### WRITTEN PROBLEM
Without the pictures, print the lines running from the beginning of the material to the line containing "0.500, 0.563, 0.585]", both ends included.

### THE INPUT
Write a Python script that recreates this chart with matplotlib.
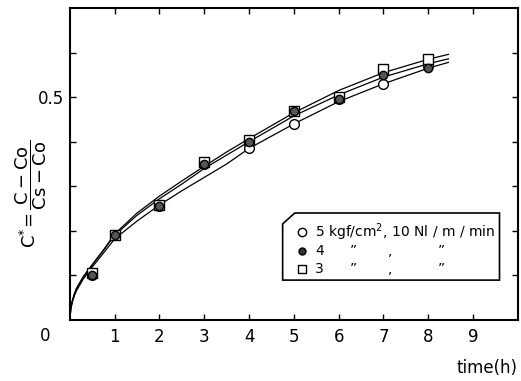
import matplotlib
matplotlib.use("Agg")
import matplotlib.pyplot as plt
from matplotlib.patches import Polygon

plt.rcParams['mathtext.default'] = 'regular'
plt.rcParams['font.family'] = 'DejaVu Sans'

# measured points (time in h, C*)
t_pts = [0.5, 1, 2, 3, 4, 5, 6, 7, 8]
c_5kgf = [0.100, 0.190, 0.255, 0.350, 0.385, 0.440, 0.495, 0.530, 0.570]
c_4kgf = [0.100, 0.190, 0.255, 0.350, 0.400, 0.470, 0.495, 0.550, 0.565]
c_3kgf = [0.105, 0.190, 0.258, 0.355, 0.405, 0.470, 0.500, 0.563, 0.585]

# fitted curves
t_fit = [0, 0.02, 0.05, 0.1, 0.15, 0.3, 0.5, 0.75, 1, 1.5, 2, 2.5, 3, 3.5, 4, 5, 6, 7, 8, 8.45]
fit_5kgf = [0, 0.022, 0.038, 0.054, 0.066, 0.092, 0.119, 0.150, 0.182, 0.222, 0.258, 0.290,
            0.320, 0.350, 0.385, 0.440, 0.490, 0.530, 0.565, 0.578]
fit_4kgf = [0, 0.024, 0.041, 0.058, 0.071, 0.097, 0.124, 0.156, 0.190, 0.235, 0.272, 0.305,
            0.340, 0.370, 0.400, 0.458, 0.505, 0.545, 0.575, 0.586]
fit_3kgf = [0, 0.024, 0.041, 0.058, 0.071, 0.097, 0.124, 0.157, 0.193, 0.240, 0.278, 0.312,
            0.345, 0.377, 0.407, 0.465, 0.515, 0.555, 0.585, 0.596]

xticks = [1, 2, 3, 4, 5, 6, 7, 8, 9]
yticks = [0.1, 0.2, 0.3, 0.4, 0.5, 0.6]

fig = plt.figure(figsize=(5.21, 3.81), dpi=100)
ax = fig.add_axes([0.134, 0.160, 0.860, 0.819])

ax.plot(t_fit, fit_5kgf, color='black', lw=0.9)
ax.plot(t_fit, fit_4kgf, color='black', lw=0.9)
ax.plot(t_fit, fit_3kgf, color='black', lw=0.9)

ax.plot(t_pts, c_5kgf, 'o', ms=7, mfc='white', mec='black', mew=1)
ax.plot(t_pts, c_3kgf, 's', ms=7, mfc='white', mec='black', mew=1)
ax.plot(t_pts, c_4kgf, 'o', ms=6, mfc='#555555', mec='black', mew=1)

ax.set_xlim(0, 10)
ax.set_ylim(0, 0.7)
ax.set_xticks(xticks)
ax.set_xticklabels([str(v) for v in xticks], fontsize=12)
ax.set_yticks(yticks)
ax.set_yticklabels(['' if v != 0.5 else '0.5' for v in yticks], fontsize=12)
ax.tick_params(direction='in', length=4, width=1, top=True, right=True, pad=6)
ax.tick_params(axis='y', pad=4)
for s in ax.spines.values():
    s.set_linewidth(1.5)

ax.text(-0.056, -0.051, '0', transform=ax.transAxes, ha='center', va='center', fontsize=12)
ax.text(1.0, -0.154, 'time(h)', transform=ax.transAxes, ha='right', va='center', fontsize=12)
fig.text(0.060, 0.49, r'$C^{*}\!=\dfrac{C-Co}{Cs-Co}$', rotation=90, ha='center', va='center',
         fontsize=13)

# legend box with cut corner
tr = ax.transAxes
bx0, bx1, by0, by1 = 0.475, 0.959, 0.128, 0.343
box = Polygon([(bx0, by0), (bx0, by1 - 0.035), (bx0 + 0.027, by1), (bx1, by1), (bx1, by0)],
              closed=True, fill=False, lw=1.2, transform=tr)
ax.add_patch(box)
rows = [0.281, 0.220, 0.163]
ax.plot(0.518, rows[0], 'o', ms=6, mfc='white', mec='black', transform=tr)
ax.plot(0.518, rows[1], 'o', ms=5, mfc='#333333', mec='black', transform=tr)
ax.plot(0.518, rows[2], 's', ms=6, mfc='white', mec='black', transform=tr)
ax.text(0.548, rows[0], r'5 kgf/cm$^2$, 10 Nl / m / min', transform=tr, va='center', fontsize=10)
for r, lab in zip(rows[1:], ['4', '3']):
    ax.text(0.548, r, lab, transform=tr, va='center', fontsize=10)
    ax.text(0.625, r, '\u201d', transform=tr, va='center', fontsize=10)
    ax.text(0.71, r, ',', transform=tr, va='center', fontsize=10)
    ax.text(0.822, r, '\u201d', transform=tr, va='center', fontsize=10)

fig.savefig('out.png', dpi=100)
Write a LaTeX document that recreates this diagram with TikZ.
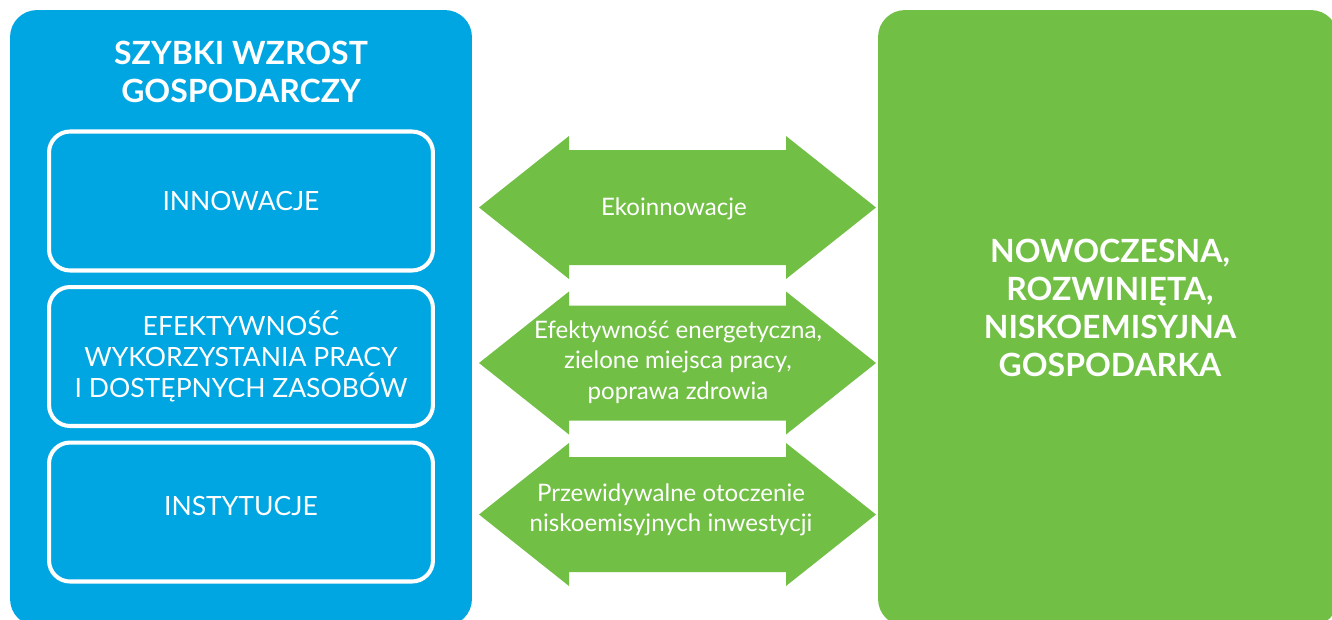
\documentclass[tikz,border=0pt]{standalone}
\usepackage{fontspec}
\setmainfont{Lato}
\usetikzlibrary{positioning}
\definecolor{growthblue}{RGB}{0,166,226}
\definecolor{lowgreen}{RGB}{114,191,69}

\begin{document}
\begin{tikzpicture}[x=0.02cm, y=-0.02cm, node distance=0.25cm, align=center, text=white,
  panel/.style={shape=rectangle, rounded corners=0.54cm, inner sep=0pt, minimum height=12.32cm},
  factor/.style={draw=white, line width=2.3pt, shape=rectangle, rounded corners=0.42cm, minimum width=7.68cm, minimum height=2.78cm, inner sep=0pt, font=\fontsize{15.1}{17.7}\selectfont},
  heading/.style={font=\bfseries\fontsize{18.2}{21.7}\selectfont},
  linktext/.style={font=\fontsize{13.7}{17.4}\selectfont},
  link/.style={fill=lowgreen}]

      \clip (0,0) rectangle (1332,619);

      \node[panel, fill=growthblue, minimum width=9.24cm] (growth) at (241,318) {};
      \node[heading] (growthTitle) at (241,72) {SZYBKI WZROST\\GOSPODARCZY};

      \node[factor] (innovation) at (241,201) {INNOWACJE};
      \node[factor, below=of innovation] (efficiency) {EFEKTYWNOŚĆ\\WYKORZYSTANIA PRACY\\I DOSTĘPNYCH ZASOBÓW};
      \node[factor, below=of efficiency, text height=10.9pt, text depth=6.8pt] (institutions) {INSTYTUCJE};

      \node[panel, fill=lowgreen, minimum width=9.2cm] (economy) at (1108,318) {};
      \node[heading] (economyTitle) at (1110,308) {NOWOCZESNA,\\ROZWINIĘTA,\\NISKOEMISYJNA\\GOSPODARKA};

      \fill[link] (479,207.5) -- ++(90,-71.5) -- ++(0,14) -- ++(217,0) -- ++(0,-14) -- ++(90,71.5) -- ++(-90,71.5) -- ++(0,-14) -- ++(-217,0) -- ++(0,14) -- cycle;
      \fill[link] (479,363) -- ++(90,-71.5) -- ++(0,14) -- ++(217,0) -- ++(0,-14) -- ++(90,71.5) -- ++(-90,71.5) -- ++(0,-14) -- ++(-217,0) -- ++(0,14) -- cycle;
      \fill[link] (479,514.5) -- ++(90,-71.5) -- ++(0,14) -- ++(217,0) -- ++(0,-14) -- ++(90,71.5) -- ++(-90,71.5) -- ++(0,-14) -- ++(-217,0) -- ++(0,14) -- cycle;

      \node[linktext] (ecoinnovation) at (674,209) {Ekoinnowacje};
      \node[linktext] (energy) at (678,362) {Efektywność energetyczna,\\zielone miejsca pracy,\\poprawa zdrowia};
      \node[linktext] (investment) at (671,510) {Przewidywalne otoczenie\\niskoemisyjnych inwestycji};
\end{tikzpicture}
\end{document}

### OUTPUT OF THE TASK
Write a Python script that recreates this chart with matplotlib.
import matplotlib
matplotlib.use("Agg")
import matplotlib.pyplot as plt
from matplotlib.patches import Polygon

plt.rcParams['mathtext.default'] = 'regular'
plt.rcParams['font.family'] = 'DejaVu Sans'

# measured points (time in h, C*)
t_pts = [0.5, 1, 2, 3, 4, 5, 6, 7, 8]
c_5kgf = [0.100, 0.190, 0.255, 0.350, 0.385, 0.440, 0.495, 0.530, 0.570]
c_4kgf = [0.100, 0.190, 0.255, 0.350, 0.400, 0.470, 0.495, 0.550, 0.565]
c_3kgf = [0.105, 0.190, 0.258, 0.355, 0.405, 0.470, 0.500, 0.563, 0.585]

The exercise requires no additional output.